Da sehe ich zwei gewaltige Probleme. Wenn Covid-19 in Altenheimen ausbricht, müssen die Häuser unter Quarantäne gestellt und isoliert werden. Die ohnehin verbreitete Einsamkeit wird dann – neben der Krankheit selbst – zu einer immensen Belastung werden. Dagegen müssten dringend Vorkehrungen getroffen werden. Angehörige, Heimmitarbeiter und Ärzte sollten eine ständige Kontaktmöglichkeit für Heimbewohner von und nach außen gewährleisten, sei es per Telefon oder Internet-Dienste wie Skype.
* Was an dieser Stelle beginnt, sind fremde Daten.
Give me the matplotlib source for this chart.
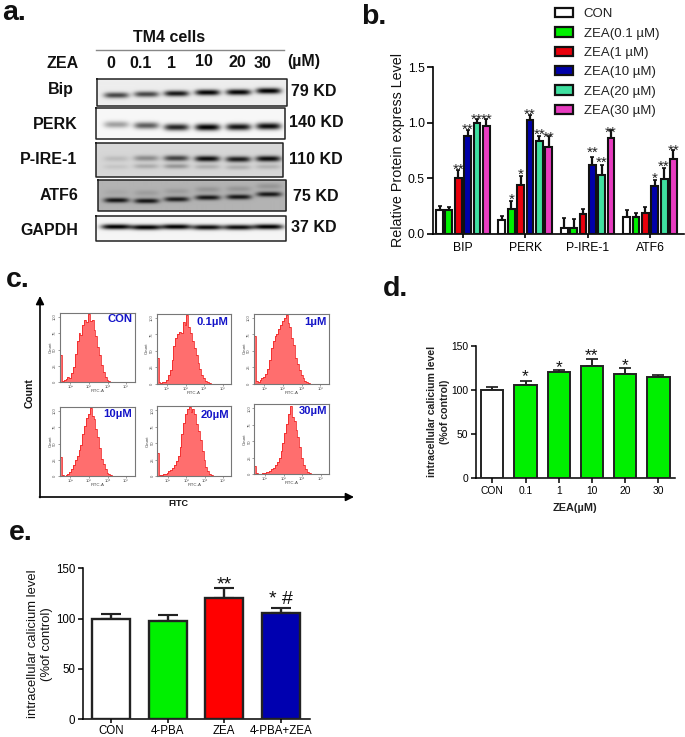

Und: Wehe, wenn Corona in den Flüchtlingslagern in Griechenland, der Türkei oder im türkisch-syrischen Grenzgebiet ausbricht! Was das für diese ohnehin schwerstens gebeutelten Menschen, aber auch für die Hilfsorganisationen bedeutet, können wir uns kaum schlimm genug ausmalen – bis hin zu möglichen Mutationen des Virus, wie sie seinerzeit bei der Vogelgrippe aufgetreten sind. Ich plädiere daher dafür, dass Gesundheitsminister Jens Spahn schon jetzt zusammen mit seinen europäischen Partnern einen Krisenstab bildet. Man könnte kleine mobile Einheiten bilden und mit dem notwendigen Gerät ausstatten. Das wird schwierig genug. Aber über den Lagern muss die „unsichtbare Flagge“ der Humanitas wehen. Und allein mit dem Geld, das der Afghanistan-Einsatz an einem Tag gekostet hat, wäre schon viel gewonnen.